Early Prediction of Students’ Grade Point Averages at Graduation: A Data Mining Approach

[attachment=69809]

Abstract

Problem Statement: There has recently been interest in educational databases containing a variety of valuable but sometimes hidden data that can be used to help less successful students to improve their academic performance. The extraction of hidden information from these databases often implements aspects of the educational data mining (EDM) theory, which aims to study available data in order to shed light on more valuable, hidden information. Data clustering, classification, and regression methods such as K-means clustering, neural networks (NN), extreme learning machine (ELM), and support vector machines (SVM) can be used for to predict aspects of the educational data. EDM outputs can ultimately identify which students will need additional help to improve their grade point averages (GPAs) at graduation.

Purpose of Study: This study aims to implement several prediction techniques in data mining to assist educational institutions with predicting their students’ GPAs at graduation. If students are predicted to have low GPAs at graduation, then extra efforts can be made to improve their academic performance and, in turn, GPAs.

Methods: NN, SVM, and ELM algorithms are applied to data of computer education and instructional technology students to predict their GPAs at graduation.
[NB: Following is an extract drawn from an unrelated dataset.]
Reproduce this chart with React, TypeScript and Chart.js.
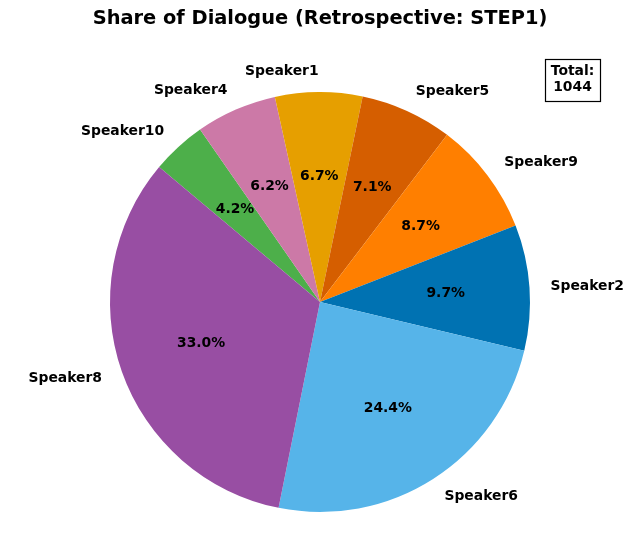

Findings and Results: A comparative analysis of the results indicates that the SVM technique yielded more accurate predictions at a rate of 97.98%. By contrast, the ELM method yielded the second most accurate prediction rate (94.92%) evaluated based on the criterion of correlation coefficient. NN reported the least accurate prediction rate (93.76%).

Conclusions and Recommendations: The use of data mining methodologies has recently expanded for a variety of educational purposes. The assessment of students’ needs, dropout liability, performance, and placement test improvement are some important emerging data mining applications in education. Since educational institutions have several seemingly unsolvable domain-related problems, this study’s results reveal that EDM can assist with how educational institutions analyze and solve these problems. Furthermore, ensemble models can be used to obtain improved results, while feature selection algorithms can be used to reduce the computational complexity of the prediction methods.

Keywords: GPA prediction, educational data mining, prediction methods, higher education

Data mining is the process of extracting important patterns from a given database and is therefore a valuable tool for converting data into usable information. Data mining has a wide range of applications in different areas, including marketing, banking, educational research, surveillance, telecommunications fraud detection, and scientific discovery (Han & Kamber, 2008). More specifically, data mining can discover hidden information to inform decision-making in various domains. The education system is one of these domains in which the primary concern is the evaluation and, in turn, enhancement of educational organizations.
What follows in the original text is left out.